### Your objective
Quote from the first line below through the line that contains "(fuet) at (874.5,375)", both included, and leave the pictures out.
Begin
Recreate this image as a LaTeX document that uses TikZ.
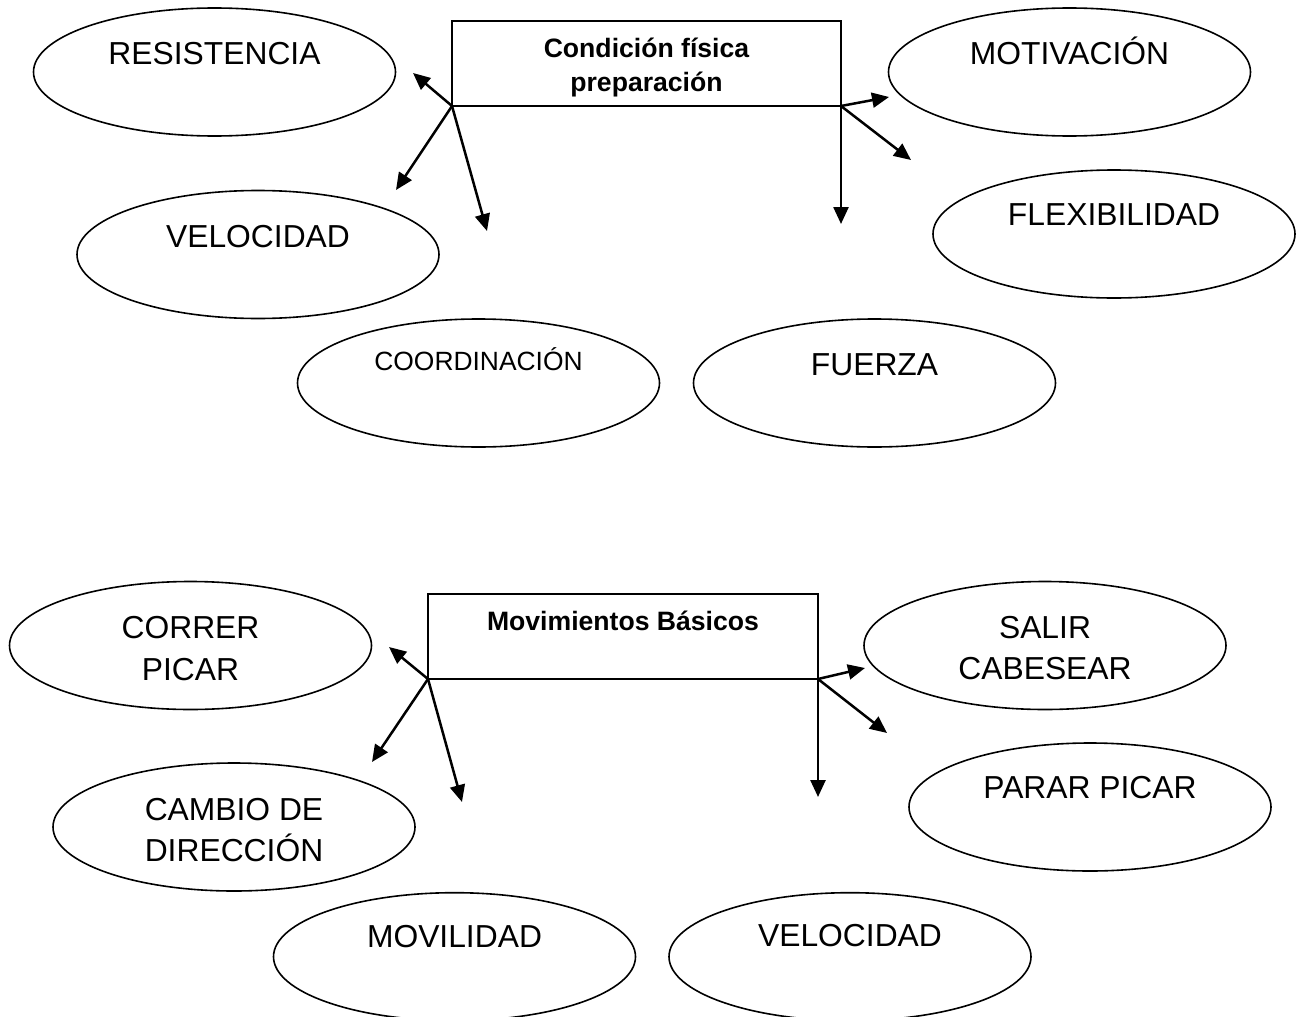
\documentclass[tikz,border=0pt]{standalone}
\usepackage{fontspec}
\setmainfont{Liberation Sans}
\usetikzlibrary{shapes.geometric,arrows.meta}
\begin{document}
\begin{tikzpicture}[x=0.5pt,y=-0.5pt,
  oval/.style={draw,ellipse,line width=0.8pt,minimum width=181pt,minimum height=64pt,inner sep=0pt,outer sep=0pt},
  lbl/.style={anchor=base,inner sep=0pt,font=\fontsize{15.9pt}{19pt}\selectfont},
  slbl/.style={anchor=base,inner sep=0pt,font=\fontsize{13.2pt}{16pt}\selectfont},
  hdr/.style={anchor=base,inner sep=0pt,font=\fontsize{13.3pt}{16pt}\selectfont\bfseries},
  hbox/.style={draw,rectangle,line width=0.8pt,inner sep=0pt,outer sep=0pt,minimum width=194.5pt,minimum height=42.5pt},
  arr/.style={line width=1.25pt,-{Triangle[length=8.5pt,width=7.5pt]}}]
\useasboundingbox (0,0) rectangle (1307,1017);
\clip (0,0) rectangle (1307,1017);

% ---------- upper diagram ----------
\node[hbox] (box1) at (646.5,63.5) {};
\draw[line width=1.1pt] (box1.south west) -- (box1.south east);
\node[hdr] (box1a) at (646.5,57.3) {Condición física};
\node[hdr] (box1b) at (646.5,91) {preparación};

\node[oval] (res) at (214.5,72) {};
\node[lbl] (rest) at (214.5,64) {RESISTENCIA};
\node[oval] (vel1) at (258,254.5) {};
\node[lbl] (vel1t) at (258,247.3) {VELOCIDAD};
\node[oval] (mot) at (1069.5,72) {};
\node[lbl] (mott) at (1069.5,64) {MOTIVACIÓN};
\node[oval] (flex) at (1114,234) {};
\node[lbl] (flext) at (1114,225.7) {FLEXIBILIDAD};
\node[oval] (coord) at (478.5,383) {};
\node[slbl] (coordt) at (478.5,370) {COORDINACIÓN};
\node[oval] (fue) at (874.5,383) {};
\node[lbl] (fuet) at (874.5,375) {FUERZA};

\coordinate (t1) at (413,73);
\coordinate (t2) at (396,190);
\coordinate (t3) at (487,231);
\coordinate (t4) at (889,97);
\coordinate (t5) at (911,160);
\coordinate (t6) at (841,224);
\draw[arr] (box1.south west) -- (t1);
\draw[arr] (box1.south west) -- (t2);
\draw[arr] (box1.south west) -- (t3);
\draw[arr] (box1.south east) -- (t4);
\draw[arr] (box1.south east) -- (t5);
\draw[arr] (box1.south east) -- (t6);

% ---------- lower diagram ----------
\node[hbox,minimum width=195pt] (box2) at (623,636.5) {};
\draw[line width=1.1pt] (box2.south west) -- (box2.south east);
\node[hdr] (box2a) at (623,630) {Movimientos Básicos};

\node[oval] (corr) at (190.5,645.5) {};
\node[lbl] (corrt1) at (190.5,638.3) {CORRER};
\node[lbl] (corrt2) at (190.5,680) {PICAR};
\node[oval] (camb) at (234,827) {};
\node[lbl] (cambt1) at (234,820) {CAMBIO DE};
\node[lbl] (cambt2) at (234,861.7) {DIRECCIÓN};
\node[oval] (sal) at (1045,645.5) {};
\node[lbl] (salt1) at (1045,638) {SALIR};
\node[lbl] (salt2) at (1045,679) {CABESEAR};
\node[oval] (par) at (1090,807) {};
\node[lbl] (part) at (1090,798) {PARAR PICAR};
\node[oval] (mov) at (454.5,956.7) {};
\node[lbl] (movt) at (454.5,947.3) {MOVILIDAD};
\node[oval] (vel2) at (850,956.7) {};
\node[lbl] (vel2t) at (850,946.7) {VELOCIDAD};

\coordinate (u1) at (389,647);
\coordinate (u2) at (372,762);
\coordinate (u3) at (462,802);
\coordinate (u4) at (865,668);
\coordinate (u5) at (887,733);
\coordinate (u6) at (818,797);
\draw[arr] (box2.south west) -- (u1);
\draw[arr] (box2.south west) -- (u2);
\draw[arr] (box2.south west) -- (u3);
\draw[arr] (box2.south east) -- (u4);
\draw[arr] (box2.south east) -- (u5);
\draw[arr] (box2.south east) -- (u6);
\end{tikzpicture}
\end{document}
End
### Written response
Recreate this image as a LaTeX document that uses TikZ.
\documentclass[tikz,border=0pt]{standalone}
\usepackage{fontspec}
\setmainfont{Liberation Sans}
\usetikzlibrary{shapes.geometric,arrows.meta}
\begin{document}
\begin{tikzpicture}[x=0.5pt,y=-0.5pt,
  oval/.style={draw,ellipse,line width=0.8pt,minimum width=181pt,minimum height=64pt,inner sep=0pt,outer sep=0pt},
  lbl/.style={anchor=base,inner sep=0pt,font=\fontsize{15.9pt}{19pt}\selectfont},
  slbl/.style={anchor=base,inner sep=0pt,font=\fontsize{13.2pt}{16pt}\selectfont},
  hdr/.style={anchor=base,inner sep=0pt,font=\fontsize{13.3pt}{16pt}\selectfont\bfseries},
  hbox/.style={draw,rectangle,line width=0.8pt,inner sep=0pt,outer sep=0pt,minimum width=194.5pt,minimum height=42.5pt},
  arr/.style={line width=1.25pt,-{Triangle[length=8.5pt,width=7.5pt]}}]
\useasboundingbox (0,0) rectangle (1307,1017);
\clip (0,0) rectangle (1307,1017);

% ---------- upper diagram ----------
\node[hbox] (box1) at (646.5,63.5) {};
\draw[line width=1.1pt] (box1.south west) -- (box1.south east);
\node[hdr] (box1a) at (646.5,57.3) {Condición física};
\node[hdr] (box1b) at (646.5,91) {preparación};

\node[oval] (res) at (214.5,72) {};
\node[lbl] (rest) at (214.5,64) {RESISTENCIA};
\node[oval] (vel1) at (258,254.5) {};
\node[lbl] (vel1t) at (258,247.3) {VELOCIDAD};
\node[oval] (mot) at (1069.5,72) {};
\node[lbl] (mott) at (1069.5,64) {MOTIVACIÓN};
\node[oval] (flex) at (1114,234) {};
\node[lbl] (flext) at (1114,225.7) {FLEXIBILIDAD};
\node[oval] (coord) at (478.5,383) {};
\node[slbl] (coordt) at (478.5,370) {COORDINACIÓN};
\node[oval] (fue) at (874.5,383) {};
\node[lbl] (fuet) at (874.5,375) {FUERZA};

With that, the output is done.